Hi, Kristian! Now, WL#132 - Transaction coordinator plugin
============= High-Level Specification ... In current MariaDB, we have two different TC implementations (as well as a "dummy" empty implementation that I do not know if is used).
The code in mysqld.cc is tc_log= (total_ha_2pc > 1 ? (opt_bin_log ? (TC_LOG *) &mysql_bin_log : (TC_LOG *) &tc_log_mmap) : (TC_LOG *) &tc_log_dummy); so, tc_log_dummy is used when there's at most one xa-capable engine. But MySQL does not use 2pc for a transaction unless it has at least two xa-capable participants. In other words, tc_log_dummy is never used.
Binary log ----------
The binary log implements also a "fake" storage engine, mainly to hook into the commit (and prepare) phase of transaction processing. This is mainly used for statements in non-transactional engines, which are "committed" and written to the binary log outside of the TC and log_xid() framework.
No, this is used to make the number of xa-capable transaction participants more than one and to force MySQL to use 2PC.
TC interface subclasses -----------------------
The MWL#116 has two different algorithms for handling commit order and invoking prepare_ordered() and commit_ordered() handler methods:
- One used with TC_MMAP, which needs no correspondance between engines and TC. This uses the existing log_xid() interface.
- One used with the binary log TC, which ensures same commit order in engines and binary log, and which uses a new single-threaded group_log_xid() TC interface to efficiently do group commit.
In the prototype patch for MWL#116, these two methods are mixed with each other in the function ha_commit_trans(), and the logic is quite complex.
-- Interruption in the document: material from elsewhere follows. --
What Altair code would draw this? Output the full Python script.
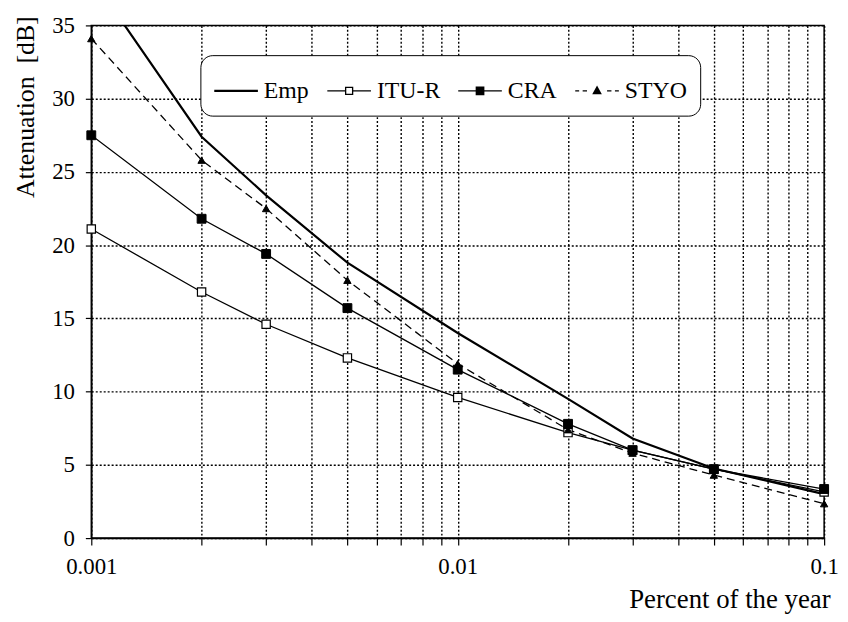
import altair as alt
import pandas as pd

# ---- data ----
percent = [0.001, 0.002, 0.003, 0.005, 0.01, 0.02, 0.03, 0.05, 0.1]
emp = [38.3, 27.4, 23.4, 18.8, 14.0, 9.5, 6.8, 4.75, 3.0]
itu_r = [21.1, 16.8, 14.6, 12.3, 9.6, 7.2, 6.0, 4.7, 3.15]
cra = [27.5, 21.8, 19.4, 15.7, 11.5, 7.8, 6.0, 4.7, 3.35]
styo = [34.1, 25.8, 22.5, 17.6, 11.9, 7.4, 5.8, 4.3, 2.35]
series_names = ["Emp", "ITU-R", "CRA", "STYO"]
x_ticks = [0.001, 0.002, 0.003, 0.004, 0.005, 0.006, 0.007, 0.008, 0.009,
           0.01, 0.02, 0.03, 0.04, 0.05, 0.06, 0.07, 0.08, 0.09, 0.1]
y_ticks = [0, 5, 10, 15, 20, 25, 30, 35]

rows = []
for name, vals in zip(series_names, [emp, itu_r, cra, styo]):
    for p, v in zip(percent, vals):
        rows.append({"percent": p, "att": v, "series": name})
df = pd.DataFrame(rows)

FONT = "Liberation Serif"

X = alt.X("percent:Q",
          scale=alt.Scale(type="log", domain=[0.001, 0.1], nice=False),
          axis=alt.Axis(values=x_ticks,
                        labelExpr="datum.value == 0.001 ? '0.001' : datum.value == 0.01 ? '0.01' : datum.value == 0.1 ? '0.1' : ''",
                        labelFont=FONT, labelFontSize=23, labelColor="black",
                        title="Percent of the year",
                        titleX=745, titleY=70, titleAlign="right", titleAnchor="end",
                        titleBaseline="alphabetic", titleAngle=0,
                        titleFont=FONT, titleFontSize=27, titleFontWeight="normal",
                        tickSize=7, labelPadding=11, labelFlush=False))
Y = alt.Y("att:Q",
          scale=alt.Scale(domain=[0, 35], nice=False),
          axis=alt.Axis(values=y_ticks, title="Attenuation\u00a0 [dB]",
                        labelFont=FONT, labelFontSize=23, labelColor="black",
                        titleFont=FONT, titleFontSize=26, titleFontWeight="normal",
                        titleX=-66, titleY=82, titleAlign="center",
                        titleBaseline="middle", titleAngle=270,
                        tickSize=6, labelPadding=11))

base = alt.Chart(df)

emp_line = base.transform_filter(alt.datum.series == "Emp").mark_line(
    clip=True, color="black", strokeWidth=2.2).encode(x=X, y=Y)
thin_lines = base.transform_filter(
    (alt.datum.series == "ITU-R") | (alt.datum.series == "CRA")).mark_line(
    clip=True, color="black", strokeWidth=1.3).encode(x=X, y=Y, detail="series:N")
styo_line = base.transform_filter(alt.datum.series == "STYO").mark_line(
    clip=True, color="black", strokeWidth=1.3, strokeDash=[8, 5]).encode(x=X, y=Y)

itu_pts = base.transform_filter(alt.datum.series == "ITU-R").mark_point(
    shape="square", filled=True, fill="white", stroke="black",
    strokeWidth=1.2, size=70, opacity=1).encode(x=X, y=Y)
cra_pts = base.transform_filter(alt.datum.series == "CRA").mark_point(
    shape="square", filled=True, fill="black", stroke="black",
    strokeWidth=1, size=80, opacity=1).encode(x=X, y=Y)
styo_pts = base.transform_filter(alt.datum.series == "STYO").mark_point(
    shape="triangle-up", filled=True, fill="black", stroke="black",
    strokeWidth=1, size=55, opacity=1).encode(x=X, y=Y)

# legend symbols: line + marker drawn as filled shapes (open square = ring)
legend_paths = [
    "M-1,-0.05H1V0.05H-1Z",
    "M-1,-0.03H-0.19V0.03H-1ZM0.19,-0.03H1V0.03H0.19Z"
    "M-0.19,-0.19H0.19V0.19H-0.19ZM-0.13,-0.13V0.13H0.13V-0.13Z",
    "M-1,-0.03H-0.2V0.03H-1ZM0.2,-0.03H1V0.03H0.2ZM-0.2,-0.2H0.2V0.2H-0.2Z",
    "M-1,-0.03H-0.82V0.03H-1ZM-0.66,-0.03H-0.46V0.03H-0.66Z"
    "M0.46,-0.03H0.66V0.03H0.46ZM0.82,-0.03H1V0.03H0.82Z"
    "M0,-0.24L0.22,0.16H-0.22Z",
]

leg = alt.Legend(orient="none", legendX=110, legendY=30,
                 direction="horizontal", labelFont=FONT, labelFontSize=24,
                 labelColor="black", labelOffset=5,
                 symbolSize=1936, symbolStrokeColor="black",
                 symbolFillColor="black", symbolStrokeWidth=1.4,
                 columnPadding=15, padding=13,
                 fillColor="white", strokeColor="black", cornerRadius=12)

# legend-only layer: its own marks are placed off-canvas and clipped away
legend_layer = base.mark_point(filled=True, fill="black", stroke="black",
                               strokeWidth=1.4, opacity=1, clip=True).encode(
    x=alt.value(-3000), y=alt.value(-3000),
    shape=alt.Shape("series:N", title="",
                    scale=alt.Scale(domain=series_names, range=legend_paths),
                    legend=leg),
)

chart = alt.layer(emp_line, thin_lines, styo_line, itu_pts, cra_pts, styo_pts,
                  legend_layer).properties(
    width=739, height=517,
    autosize=alt.AutoSizeParams(type="none"),
    padding={"left": 84, "top": 15, "right": 16, "bottom": 74},
    background="white",
).configure_view(
    stroke="black", strokeWidth=1.5
).configure_axis(
    domainColor="black", domainWidth=1.5,
    tickColor="black", tickWidth=1.2,
    grid=True, gridColor="black", gridDash=[2, 2], gridWidth=1.4, gridOpacity=1,
)

chart.save("out.html", embed_options={"renderer": "svg", "actions": False})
Using the log_and_order() TC generalisation provides a nice cleanup of this.
We implement two subclasses of the TC interface:
- One class TC_LOG_unordered for the method used with TC_MMAP. This implements the old log_xid() interface.
- One class TC_LOG_group_commit for the method used for the binary log. This implements the new group_log_xid() interface.
Each subclass implements the corresponding algorithm for invoking prepare_ordered() and commit_ordered(), using the same mechanisms as in MWL#116, but implemented in a cleaner way. The ha_commit_trans() function then has no details about prepare_ordered() or commit_ordered(), it just calls into tc_log->log_and_order(), which handles the necessary details.
Thus a simple TC plugin similar to the binary log or TC_MMAP can implement one of the simple interfaces log_xid() or group_log_xid(), without having to worry about prepare_ordered() and commit_ordered(). But a plugin like Galera that needs to do more can implement the more general interface.
I still see no real value in keeping or supporting log_xid() interface. I think we can only implement one interface - group_log_xid() - and that's enough.
============= Low-Level Design ... log_and_order() Requests a decision to commit (non-zero return) or rollback (zero return) of the transaction. At this point, the transaction has been successfully prepared in all engines.
The method must call run_prepare_ordered(), in a way so that calls in different threads happen in the order that the transactions are committed. This call must be protected by the global LOCK_prepare_ordered mutex.
The method must then call run_commit_ordered(), protected by LOCK_commit_ordered, again so that different threads are called in the order that transactions are committed.
The idea with prepare_ordered() is to call it as early as possible after commit order has been decided, for example to release locks early. In particular, a transaction can still be rolled back after prepare_ordered() (for example in case of a crash). In contrast, commit_ordered() may only be called after the transaction is durably committed in the TC.
If need_prepare_ordered or need_commit_ordered is passed as FALSE, then the corresponding call need not be done. It is safe to do it anyway, however omitting it avoids the need to take a global mutex.
Why would this ever be needed ? (I mean need_prepare_ordered or need_commit_ordered being FALSE) ...
A TC based on this interface overrides group_log_xid() and xid_log_after() instead of log_and_order(), and again does not need to deal with any {prepare,commit}_ordered().
Why do you need xid_log_after here ? General comment: Wouldn't it be simpler to create only group_log_xid() interface, no log_and_order() or log_xid() ? The tc plugin gets the list in group_log_xid() - it can reorder the list any way it wants, call prepare_ordered() and commit_ordered() as needed and so on. In this interpretation, group_log_xid() can meet all the use cases. And there's no need to create a multitude of methods that one needs to get familiar with before implementing a TC plugin. Regards, Sergei P.S. Minor detail - there could be helper functions like iterate_the_list_and_call_prepare_ordered(), that the plugin can use.